▸ Your objective
Retype all the entries word for word, but omit the pictures.

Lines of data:
— Start —

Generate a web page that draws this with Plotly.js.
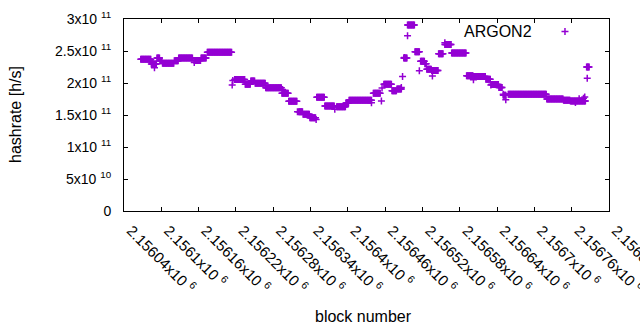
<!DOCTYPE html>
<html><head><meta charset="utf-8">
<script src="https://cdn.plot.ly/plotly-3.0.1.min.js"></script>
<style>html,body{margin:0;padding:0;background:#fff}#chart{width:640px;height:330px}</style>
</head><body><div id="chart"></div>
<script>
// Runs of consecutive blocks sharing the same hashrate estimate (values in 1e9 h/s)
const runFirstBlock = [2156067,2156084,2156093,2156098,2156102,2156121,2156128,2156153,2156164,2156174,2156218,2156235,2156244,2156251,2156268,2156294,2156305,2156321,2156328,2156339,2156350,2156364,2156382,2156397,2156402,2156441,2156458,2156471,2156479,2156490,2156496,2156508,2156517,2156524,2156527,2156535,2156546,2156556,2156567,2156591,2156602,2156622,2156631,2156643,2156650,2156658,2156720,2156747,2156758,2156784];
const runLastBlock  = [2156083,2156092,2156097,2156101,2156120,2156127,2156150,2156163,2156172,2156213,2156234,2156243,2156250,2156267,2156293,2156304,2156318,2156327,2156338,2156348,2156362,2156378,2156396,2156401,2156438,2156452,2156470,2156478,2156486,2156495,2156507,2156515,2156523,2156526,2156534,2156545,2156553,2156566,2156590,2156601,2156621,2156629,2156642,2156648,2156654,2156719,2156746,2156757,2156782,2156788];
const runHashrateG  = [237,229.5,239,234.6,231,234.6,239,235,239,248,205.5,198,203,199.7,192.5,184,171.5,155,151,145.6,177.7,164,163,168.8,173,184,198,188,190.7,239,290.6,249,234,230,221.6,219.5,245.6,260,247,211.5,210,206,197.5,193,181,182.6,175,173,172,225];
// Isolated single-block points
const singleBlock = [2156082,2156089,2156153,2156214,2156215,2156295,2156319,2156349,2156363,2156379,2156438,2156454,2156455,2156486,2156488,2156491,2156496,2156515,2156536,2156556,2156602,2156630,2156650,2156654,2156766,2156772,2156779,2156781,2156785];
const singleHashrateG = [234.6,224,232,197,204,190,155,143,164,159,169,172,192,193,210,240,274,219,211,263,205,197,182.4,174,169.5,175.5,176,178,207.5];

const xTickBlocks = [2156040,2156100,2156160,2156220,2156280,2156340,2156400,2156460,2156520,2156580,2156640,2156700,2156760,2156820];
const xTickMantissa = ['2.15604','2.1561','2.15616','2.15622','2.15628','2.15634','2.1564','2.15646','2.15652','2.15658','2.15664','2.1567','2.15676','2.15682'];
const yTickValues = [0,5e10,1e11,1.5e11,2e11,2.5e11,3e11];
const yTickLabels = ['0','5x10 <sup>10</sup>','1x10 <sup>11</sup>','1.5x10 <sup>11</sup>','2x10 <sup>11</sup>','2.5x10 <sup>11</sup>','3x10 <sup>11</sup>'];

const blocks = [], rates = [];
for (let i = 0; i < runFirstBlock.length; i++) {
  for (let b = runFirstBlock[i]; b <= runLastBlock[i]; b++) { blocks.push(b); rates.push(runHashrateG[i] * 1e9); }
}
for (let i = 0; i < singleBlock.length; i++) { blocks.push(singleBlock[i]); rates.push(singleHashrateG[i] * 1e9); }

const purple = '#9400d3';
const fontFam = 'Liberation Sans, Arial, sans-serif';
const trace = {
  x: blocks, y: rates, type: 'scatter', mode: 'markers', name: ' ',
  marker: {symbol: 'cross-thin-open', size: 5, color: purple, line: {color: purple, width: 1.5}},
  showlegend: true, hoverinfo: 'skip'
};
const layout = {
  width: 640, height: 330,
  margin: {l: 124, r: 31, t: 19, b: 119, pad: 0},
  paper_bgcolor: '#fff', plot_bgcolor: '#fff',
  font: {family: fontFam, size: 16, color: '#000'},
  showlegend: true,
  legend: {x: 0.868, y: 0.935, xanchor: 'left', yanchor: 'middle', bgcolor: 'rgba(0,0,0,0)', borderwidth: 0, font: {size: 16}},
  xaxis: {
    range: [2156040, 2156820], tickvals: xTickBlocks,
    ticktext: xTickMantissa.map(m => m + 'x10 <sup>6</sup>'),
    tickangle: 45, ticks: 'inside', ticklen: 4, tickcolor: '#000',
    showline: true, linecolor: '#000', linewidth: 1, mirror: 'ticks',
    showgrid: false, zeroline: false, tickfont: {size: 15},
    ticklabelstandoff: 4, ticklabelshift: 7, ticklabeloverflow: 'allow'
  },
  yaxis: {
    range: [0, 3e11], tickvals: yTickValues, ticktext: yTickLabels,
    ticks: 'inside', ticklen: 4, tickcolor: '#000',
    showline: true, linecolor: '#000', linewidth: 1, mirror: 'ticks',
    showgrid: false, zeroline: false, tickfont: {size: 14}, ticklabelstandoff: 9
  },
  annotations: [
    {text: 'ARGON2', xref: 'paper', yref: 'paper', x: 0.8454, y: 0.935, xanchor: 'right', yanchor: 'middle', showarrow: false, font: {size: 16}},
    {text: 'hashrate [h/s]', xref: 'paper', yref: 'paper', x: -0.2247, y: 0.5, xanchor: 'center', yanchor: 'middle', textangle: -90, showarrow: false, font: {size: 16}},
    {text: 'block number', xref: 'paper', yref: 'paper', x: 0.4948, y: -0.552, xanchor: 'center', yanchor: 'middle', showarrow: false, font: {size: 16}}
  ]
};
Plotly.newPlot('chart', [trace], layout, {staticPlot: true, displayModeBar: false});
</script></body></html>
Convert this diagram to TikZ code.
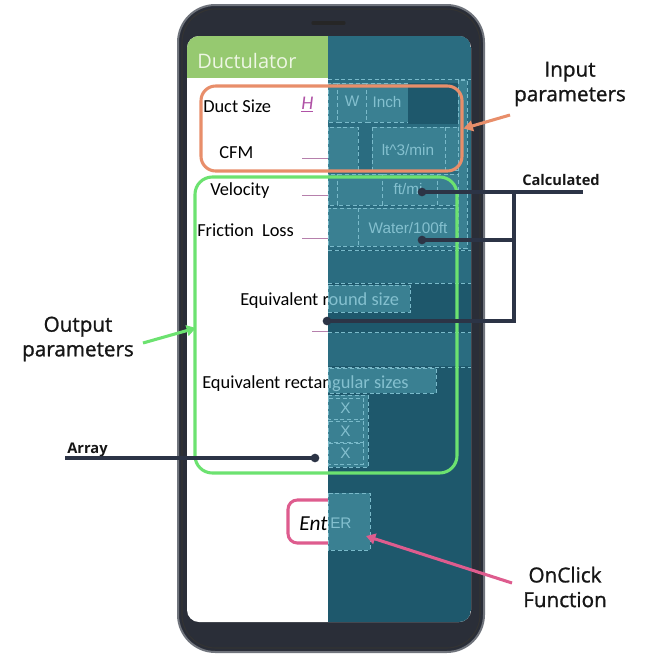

— End —

▸ Answer
Generate a web page that draws this with Plotly.js.
<!DOCTYPE html>
<html><head><meta charset="utf-8">
<script src="https://cdn.plot.ly/plotly-3.0.1.min.js"></script>
<style>html,body{margin:0;padding:0;background:#fff}#chart{width:640px;height:330px}</style>
</head><body><div id="chart"></div>
<script>
// Runs of consecutive blocks sharing the same hashrate estimate (values in 1e9 h/s)
const runFirstBlock = [2156067,2156084,2156093,2156098,2156102,2156121,2156128,2156153,2156164,2156174,2156218,2156235,2156244,2156251,2156268,2156294,2156305,2156321,2156328,2156339,2156350,2156364,2156382,2156397,2156402,2156441,2156458,2156471,2156479,2156490,2156496,2156508,2156517,2156524,2156527,2156535,2156546,2156556,2156567,2156591,2156602,2156622,2156631,2156643,2156650,2156658,2156720,2156747,2156758,2156784];
const runLastBlock  = [2156083,2156092,2156097,2156101,2156120,2156127,2156150,2156163,2156172,2156213,2156234,2156243,2156250,2156267,2156293,2156304,2156318,2156327,2156338,2156348,2156362,2156378,2156396,2156401,2156438,2156452,2156470,2156478,2156486,2156495,2156507,2156515,2156523,2156526,2156534,2156545,2156553,2156566,2156590,2156601,2156621,2156629,2156642,2156648,2156654,2156719,2156746,2156757,2156782,2156788];
const runHashrateG  = [237,229.5,239,234.6,231,234.6,239,235,239,248,205.5,198,203,199.7,192.5,184,171.5,155,151,145.6,177.7,164,163,168.8,173,184,198,188,190.7,239,290.6,249,234,230,221.6,219.5,245.6,260,247,211.5,210,206,197.5,193,181,182.6,175,173,172,225];
// Isolated single-block points
const singleBlock = [2156082,2156089,2156153,2156214,2156215,2156295,2156319,2156349,2156363,2156379,2156438,2156454,2156455,2156486,2156488,2156491,2156496,2156515,2156536,2156556,2156602,2156630,2156650,2156654,2156766,2156772,2156779,2156781,2156785];
const singleHashrateG = [234.6,224,232,197,204,190,155,143,164,159,169,172,192,193,210,240,274,219,211,263,205,197,182.4,174,169.5,175.5,176,178,207.5];

const xTickBlocks = [2156040,2156100,2156160,2156220,2156280,2156340,2156400,2156460,2156520,2156580,2156640,2156700,2156760,2156820];
const xTickMantissa = ['2.15604','2.1561','2.15616','2.15622','2.15628','2.15634','2.1564','2.15646','2.15652','2.15658','2.15664','2.1567','2.15676','2.15682'];
const yTickValues = [0,5e10,1e11,1.5e11,2e11,2.5e11,3e11];
const yTickLabels = ['0','5x10 <sup>10</sup>','1x10 <sup>11</sup>','1.5x10 <sup>11</sup>','2x10 <sup>11</sup>','2.5x10 <sup>11</sup>','3x10 <sup>11</sup>'];

const blocks = [], rates = [];
for (let i = 0; i < runFirstBlock.length; i++) {
  for (let b = runFirstBlock[i]; b <= runLastBlock[i]; b++) { blocks.push(b); rates.push(runHashrateG[i] * 1e9); }
}
for (let i = 0; i < singleBlock.length; i++) { blocks.push(singleBlock[i]); rates.push(singleHashrateG[i] * 1e9); }

const purple = '#9400d3';
const fontFam = 'Liberation Sans, Arial, sans-serif';
const trace = {
  x: blocks, y: rates, type: 'scatter', mode: 'markers', name: ' ',
  marker: {symbol: 'cross-thin-open', size: 5, color: purple, line: {color: purple, width: 1.5}},
  showlegend: true, hoverinfo: 'skip'
};
const layout = {
  width: 640, height: 330,
  margin: {l: 124, r: 31, t: 19, b: 119, pad: 0},
  paper_bgcolor: '#fff', plot_bgcolor: '#fff',
  font: {family: fontFam, size: 16, color: '#000'},
  showlegend: true,
  legend: {x: 0.868, y: 0.935, xanchor: 'left', yanchor: 'middle', bgcolor: 'rgba(0,0,0,0)', borderwidth: 0, font: {size: 16}},
  xaxis: {
    range: [2156040, 2156820], tickvals: xTickBlocks,
    ticktext: xTickMantissa.map(m => m + 'x10 <sup>6</sup>'),
    tickangle: 45, ticks: 'inside', ticklen: 4, tickcolor: '#000',
    showline: true, linecolor: '#000', linewidth: 1, mirror: 'ticks',
    showgrid: false, zeroline: false, tickfont: {size: 15},
    ticklabelstandoff: 4, ticklabelshift: 7, ticklabeloverflow: 'allow'
  },
  yaxis: {
    range: [0, 3e11], tickvals: yTickValues, ticktext: yTickLabels,
    ticks: 'inside', ticklen: 4, tickcolor: '#000',
    showline: true, linecolor: '#000', linewidth: 1, mirror: 'ticks',
    showgrid: false, zeroline: false, tickfont: {size: 14}, ticklabelstandoff: 9
  },
  annotations: [
    {text: 'ARGON2', xref: 'paper', yref: 'paper', x: 0.8454, y: 0.935, xanchor: 'right', yanchor: 'middle', showarrow: false, font: {size: 16}},
    {text: 'hashrate [h/s]', xref: 'paper', yref: 'paper', x: -0.2247, y: 0.5, xanchor: 'center', yanchor: 'middle', textangle: -90, showarrow: false, font: {size: 16}},
    {text: 'block number', xref: 'paper', yref: 'paper', x: 0.4948, y: -0.552, xanchor: 'center', yanchor: 'middle', showarrow: false, font: {size: 16}}
  ]
};
Plotly.newPlot('chart', [trace], layout, {staticPlot: true, displayModeBar: false});
</script></body></html>
Convert this diagram to TikZ code.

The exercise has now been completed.